McCarthy’s comments come just days after the Supreme Court struck down a lower court order that had blocked Trump’s efforts to revoke TPS for Venezuelans. Justice Ketanji Brown Jackson was the only dissenter, as the 8-1 ruling cleared the way for the administration to begin removals.
That victory is prompting deeper scrutiny of what Biden left behind—and whether the courts will uphold more of Trump’s sweeping changes.
McCarthy noted that federal courts should never have entertained a lawsuit brought by New York Attorney General Letitia James aimed at blocking Trump’s action. “We have cities under strain—education, law enforcement, and welfare systems—because of millions of illegal aliens Biden let in. You’re buying a huge problem,” he warned.
Trump wasted no time after returning to office. In January, he issued executive orders targeting illegal immigration, re-designated foreign gangs like MS-13 and Tren de Aragua as terrorist organizations, and launched a full-scale review of refugee admissions.
McCarthy said Biden’s CHNV program, which permitted parole entry for migrants unlikely to qualify under legal standards, was never grounded in proper statutory authority. A federal judge in Massachusetts even issued an injunction to stop Trump from deporting those who came under CHNV—a move legal scholars are already calling tenuous.
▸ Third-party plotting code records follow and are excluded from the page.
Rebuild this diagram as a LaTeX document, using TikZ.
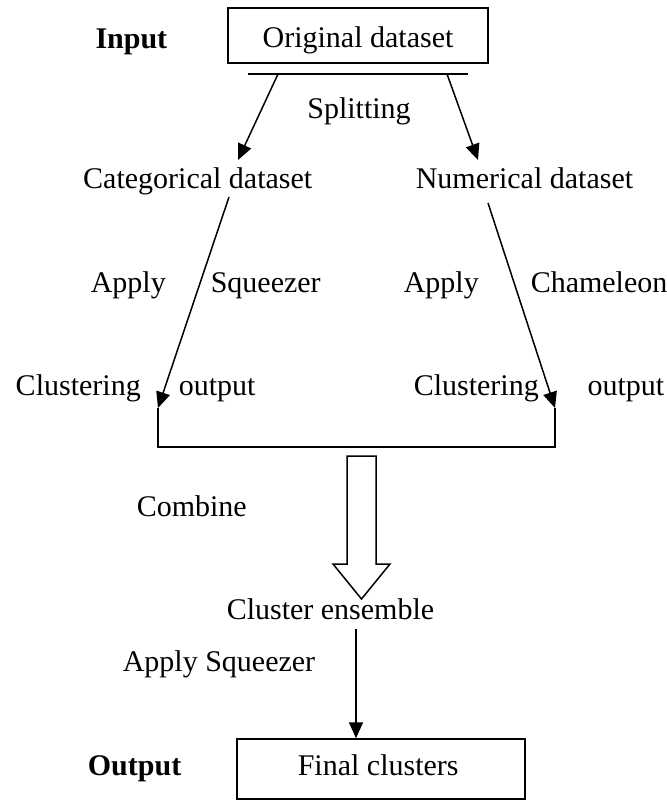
\documentclass[tikz,border=0pt]{standalone}
\usepackage{fontspec}
\setmainfont{Liberation Serif}
\usetikzlibrary{arrows.meta}
\begin{document}
\begin{tikzpicture}[x=1pt,y=-1pt,line width=1.5pt,
  lbl/.style={font=\fontsize{30}{36}\selectfont,inner sep=0pt},
  boldlbl/.style={lbl,font=\fontsize{30}{36}\selectfont\bfseries},
  bx/.style={draw,lbl,line width=1.5pt},
  arr/.style={-{Triangle[length=16pt,width=14pt]}}]
\useasboundingbox (0,0) rectangle (667,801);

% boxes
\node[bx,minimum width=260pt,minimum height=55pt] (orig) at (358,35.5) {};
\node[lbl,anchor=base] (origt) at (358,47) {Original dataset};
\node[bx,minimum width=288pt,minimum height=60pt] (fin) at (381,769) {};
\node[lbl,anchor=base west] (fint) at (297,775) {Final clusters};

% labels
\node[boldlbl,anchor=base east] (inp) at (168,48) {Input};
\node[boldlbl,anchor=base east] (outp) at (182,775) {Output};
\node[lbl,anchor=base] (split) at (359,118) {Splitting};
\node[lbl,anchor=base east] (cat) at (313,188) {Categorical dataset};
\node[lbl,anchor=base west] (num) at (415,188) {Numerical dataset};
\node[lbl,anchor=base west] (ap1) at (90,292) {Apply};
\node[lbl,anchor=base west] (sq1) at (210,292) {Squeezer};
\node[lbl,anchor=base west] (ap2) at (403,292) {Apply};
\node[lbl,anchor=base west] (cham) at (530,292) {Chameleon};
\node[lbl,anchor=base west] (cl1) at (15,395) {Clustering};
\node[lbl,anchor=base west] (ou1) at (178,395) {output};
\node[lbl,anchor=base west] (cl2) at (413,395) {Clustering};
\node[lbl,anchor=base east] (ou2) at (665,395) {output};
\node[lbl,anchor=base west] (comb) at (136,516) {Combine};
\node[lbl,anchor=base west] (ens) at (226,619) {Cluster ensemble};
\node[lbl,anchor=base west] (apsq) at (122,671) {Apply Squeezer};

% splitting bar and arrows
\coordinate (ul) at (248,74);
\coordinate (ur) at (468,74);
\draw (ul) -- (ur);
\coordinate (s1) at (278,74);
\coordinate (s2) at (447,74);
\coordinate (st1) at (238,160);
\coordinate (st2) at (478,160);
\draw[arr] (s1) -- (st1);
\draw[arr] (s2) -- (st2);

% clustering arrows
\coordinate (c1) at (229,197);
\coordinate (c2) at (488,203);
\coordinate (t1) at (158,408);
\coordinate (t2) at (555,408);
\draw[arr] (c1) -- (t1);
\draw[arr] (c2) -- (t2);
\coordinate (b1) at (158,447);
\coordinate (b2) at (555,447);
\draw (t1) -- (b1) -- (b2) -- (t2);

% combine hollow arrow
\draw[line width=1.5pt,line join=miter] (347,456) -- (376,456) -- (376,564) -- (390,564)
  -- (361.5,599) -- (333,564) -- (347,564) -- cycle;

% final arrow
\coordinate (e1) at (356,629);
\draw[arr] (e1) -- (e1 |- fin.north);
\end{tikzpicture}
\end{document}
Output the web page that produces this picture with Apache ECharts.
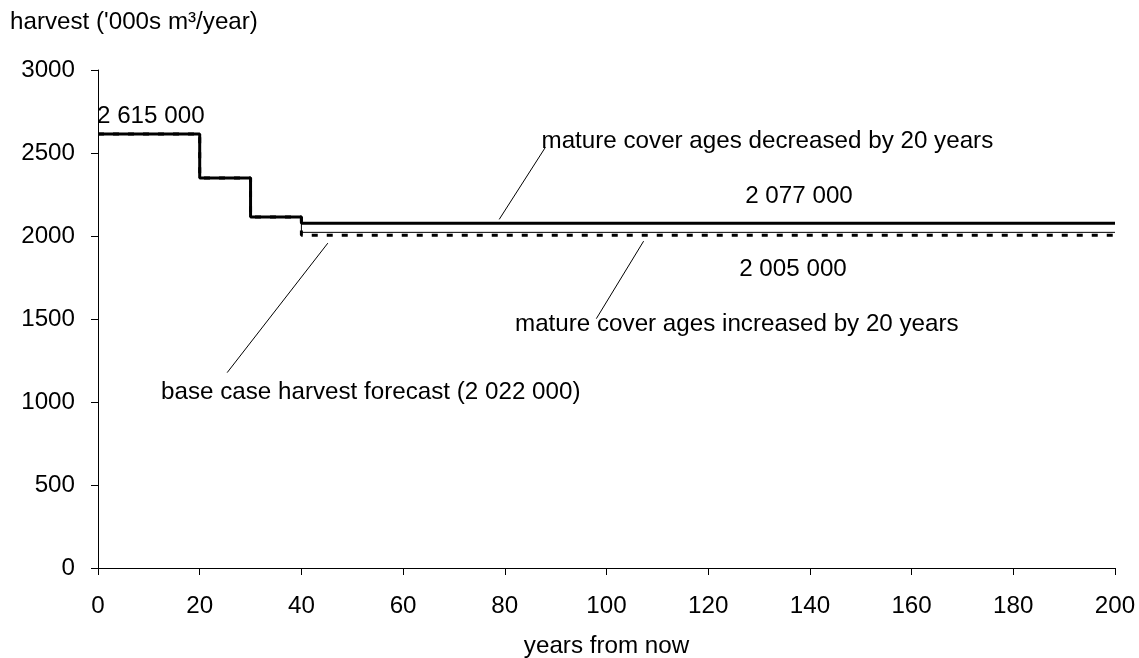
<!DOCTYPE html>
<html>
<head>
<meta charset="utf-8">
<script src="https://cdn.jsdelivr.net/npm/echarts@6/dist/echarts.min.js"></script>
<style>
  html, body { margin: 0; padding: 0; background: #fff; }
  #chart { width: 1139px; height: 658px; }
</style>
</head>
<body>
<div id="chart"></div>
<script>
// Harvest forecast by period (thousands of m³ per year)
const years = [0, 20, 30, 40, 200];
const decreasedAges = [2615, 2350, 2115, 2077, 2077];
const baseCase = [2615, 2350, 2115, 2022, 2022];
const increasedAges = [2615, 2350, 2115, 2005, 2005];

// Axis ranges and tick spacing
const xRange = { min: 0, max: 200, interval: 20 };
const yRange = { min: 0, max: 3000, interval: 500 };

const FONT = '"Liberation Sans", Arial, Helvetica, sans-serif';
const FS = 24.2;

// 2077 -> "2 077 000"
function fmt(v) {
  return String(Math.round(v * 1000)).replace(/\B(?=(\d{3})+(?!\d))/g, ' ');
}

function pairs(ys) {
  return years.map((x, i) => [x, ys[i]]);
}

const chart = echarts.init(document.getElementById('chart'), null, { renderer: 'canvas' });

const leaderStyle = { color: '#000', width: 1, type: 'solid' };

chart.setOption({
  animation: false,
  backgroundColor: '#fff',
  title: {
    text: "harvest ('000s m³/year)",
    left: 10,
    top: 10,
    padding: 0,
    textStyle: { fontFamily: FONT, fontSize: FS, fontWeight: 'normal', color: '#000' }
  },
  grid: {
    left: 98, right: 24, top: 70, bottom: 90,
    containLabel: false,
    outerBoundsMode: 'none'
  },
  xAxis: {
    type: 'value',
    min: xRange.min, max: xRange.max, interval: xRange.interval,
    name: 'years from now',
    nameLocation: 'middle',
    nameGap: 66,
    nameTextStyle: { fontFamily: FONT, fontSize: FS, color: '#000' },
    axisLine: { show: true, onZero: false, lineStyle: { color: '#000', width: 1 } },
    axisTick: { show: true, inside: false, length: 7, lineStyle: { color: '#000', width: 1 } },
    axisLabel: {
      margin: 26, fontFamily: FONT, fontSize: FS, color: '#000',
      showMinLabel: true, showMaxLabel: true,
      formatter: v => String(v)
    },
    splitLine: { show: false }
  },
  yAxis: {
    type: 'value',
    min: yRange.min, max: yRange.max, interval: yRange.interval,
    axisLine: { show: true, lineStyle: { color: '#000', width: 1 } },
    axisTick: { show: true, inside: false, length: 7, lineStyle: { color: '#000', width: 1 } },
    axisLabel: {
      margin: 23, fontFamily: FONT, fontSize: FS, color: '#000',
      showMinLabel: true, showMaxLabel: true,
      formatter: v => String(v)
    },
    splitLine: { show: false }
  },
  series: [
    {
      name: 'mature cover ages increased by 20 years',
      type: 'line',
      step: 'end',
      data: pairs(increasedAges),
      symbol: 'none',
      lineStyle: { color: '#000', width: 3, type: [6, 9] },
      z: 2
    },
    {
      name: 'base case harvest forecast',
      type: 'line',
      step: 'end',
      data: pairs(baseCase),
      symbol: 'none',
      lineStyle: { color: '#000', width: 1 },
      z: 3,
      markLine: {
        silent: true,
        symbol: 'none',
        label: { show: false },
        lineStyle: leaderStyle,
        data: [
          [{ coord: [78.9, 2100] }, { coord: [88.0, 2535] }],
          [{ coord: [107.3, 1969] }, { coord: [98.0, 1502] }],
          [{ coord: [45.2, 1957] }, { coord: [25.4, 1177] }]
        ]
      }
    },
    {
      name: 'mature cover ages decreased by 20 years',
      type: 'line',
      step: 'end',
      data: pairs(decreasedAges),
      symbol: 'none',
      lineStyle: { color: '#000', width: 3 },
      z: 4
    }
  ]
});

// Annotation texts
function label(text, x, y, align) {
  return {
    type: 'text',
    x: x, y: y,
    z: 10,
    style: {
      text: text,
      fontFamily: FONT,
      fontSize: FS,
      fill: '#000',
      align: align || 'left',
      verticalAlign: 'middle'
    }
  };
}

chart.setOption({
  graphic: [
    label(fmt(decreasedAges[0]), 97, 116),
    label('mature cover ages decreased by 20 years', 541.5, 141),
    label(fmt(decreasedAges[3]), 799, 196, 'center'),
    label(fmt(increasedAges[3]), 793, 269, 'center'),
    label('mature cover ages increased by 20 years', 515, 324),
    label('base case harvest forecast (' + fmt(baseCase[3]) + ')', 161, 392.5)
  ]
});
</script>
</body>
</html>
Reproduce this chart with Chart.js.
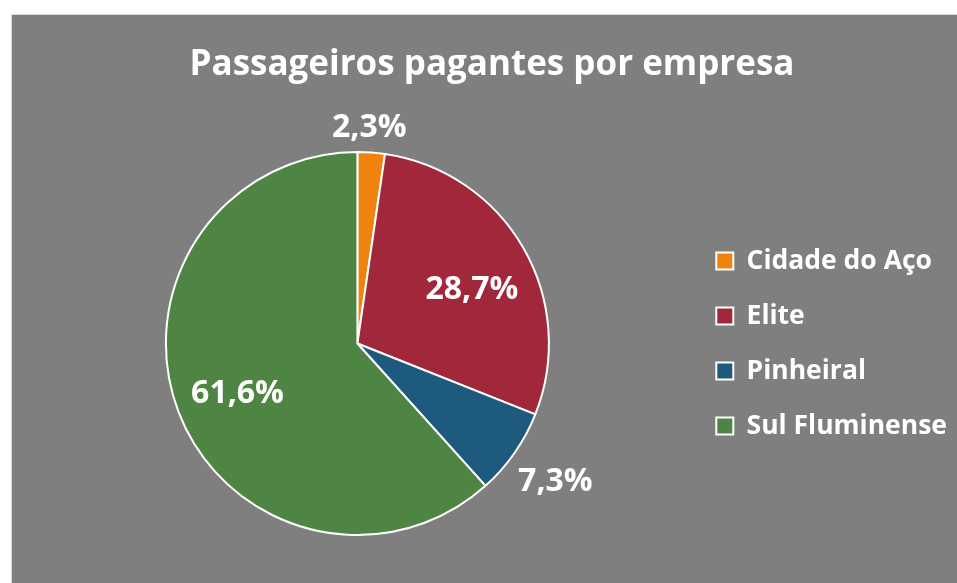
<!DOCTYPE html>
<html>
<head>
<meta charset="utf-8">
<script src="https://cdn.jsdelivr.net/npm/chart.js@4"></script>
<style>
  body { margin: 0; background: #ffffff; }
  #panel {
    position: absolute; left: 11px; top: 14px;
    width: 946px; height: 569px;
    background: #7f7f7f;
    border-left: 1px solid #d9d9d9; border-top: 1px solid #d9d9d9;
    box-sizing: border-box;
  }
</style>
</head>
<body>
<div id="panel"><canvas id="chart"></canvas></div>
<script>
const empresas = ['Cidade do Aço', 'Elite', 'Pinheiral', 'Sul Fluminense'];
const percentuais = [2.3, 28.7, 7.3, 61.6];
const cores = ['#f0820e', '#a1283a', '#1e5a7d', '#4e8542'];

const FONT = '"Open Sans", sans-serif';

// label placement: distance from centre (fraction of radius) and angle nudge (deg)
const labelDist = [1.13, 0.66, 1.26, 0.68];
const labelNudge = [-1, 5, 0, -2];

const pieLabels = {
    id: 'pieLabels',
    afterDatasetsDraw(chart) {
        const ctx = chart.ctx;
        const meta = chart.getDatasetMeta(0);
        ctx.save();
        ctx.fillStyle = '#ffffff';
        ctx.font = 'bold 32px ' + FONT;
        ctx.textAlign = 'center';
        ctx.textBaseline = 'middle';
        meta.data.forEach((arc, i) => {
            const p = arc.getProps(['x', 'y', 'startAngle', 'endAngle', 'outerRadius'], true);
            const mid = (p.startAngle + p.endAngle) / 2 + labelNudge[i] * Math.PI / 180;
            const r = p.outerRadius * labelDist[i];
            const txt = percentuais[i].toFixed(1).replace('.', ',') + '%';
            ctx.fillText(txt, p.x + Math.cos(mid) * r, p.y + Math.sin(mid) * r);
        });
        ctx.restore();
    }
};

new Chart(document.getElementById('chart'), {
    type: 'pie',
    data: {
        labels: empresas,
        datasets: [{
            data: percentuais,
            backgroundColor: cores,
            borderColor: '#ffffff',
            borderWidth: 2
        }]
    },
    options: {
        responsive: true,
        maintainAspectRatio: false,
        animation: false,
        layout: { padding: { top: 0, bottom: 47, left: 15, right: 0 } },
        plugins: {
            title: {
                display: true,
                text: 'Passageiros pagantes por empresa',
                color: '#ffffff',
                font: { family: FONT, size: 35, weight: 'bold', lineHeight: 1.2 },
                padding: { top: 29, bottom: 65 }
            },
            legend: {
                position: 'right',
                fullSize: false,
                labels: {
                    color: '#ffffff',
                    font: { family: FONT, size: 26.5, weight: 'bold' },
                    boxWidth: 17,
                    boxHeight: 17,
                    padding: 28.5
                }
            },
            tooltip: { enabled: false }
        }
    },
    plugins: [pieLabels]
});
</script>
</body>
</html>
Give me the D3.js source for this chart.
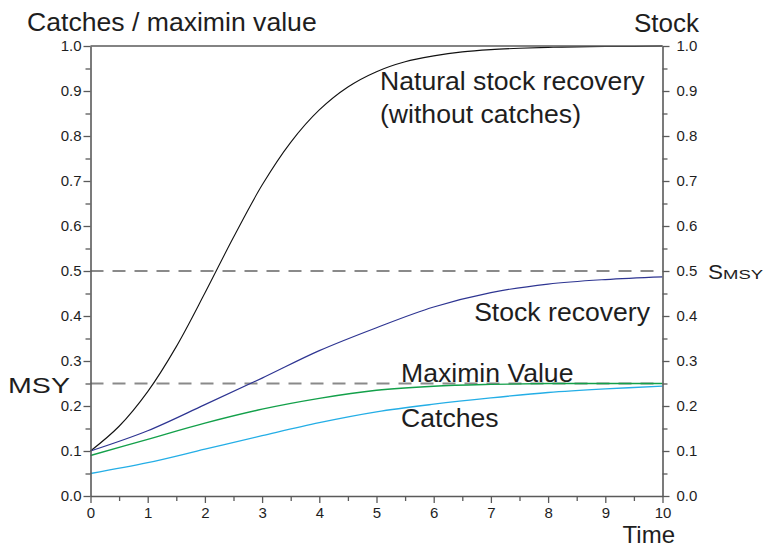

“It doesn’t mean it was a wise move or good policy move. But I think legally speaking this was not one of the more objectionable of the Biden programs,” McCarthy said of TPS. “There are many of those.”
The America First Policy Center previously described CHNV as a legal sleight of hand that effectively allowed mass migration without Congress. Now, under Trump’s watch, it’s being dismantled piece by piece.
The legal fight over CHNV is just beginning. But the momentum has clearly shifted.
The Trump administration is taking aggressive steps to not only stop illegal immigration, but to reverse the policies that enabled it. And with Supreme Court backing, the White House now has the upper hand to reassert control over a broken immigration system.
If McCarthy is right, CHNV could be next in line for the chopping block. And for Democrats hoping to keep Biden’s border policies alive through legal technicalities, the road ahead just got much tougher.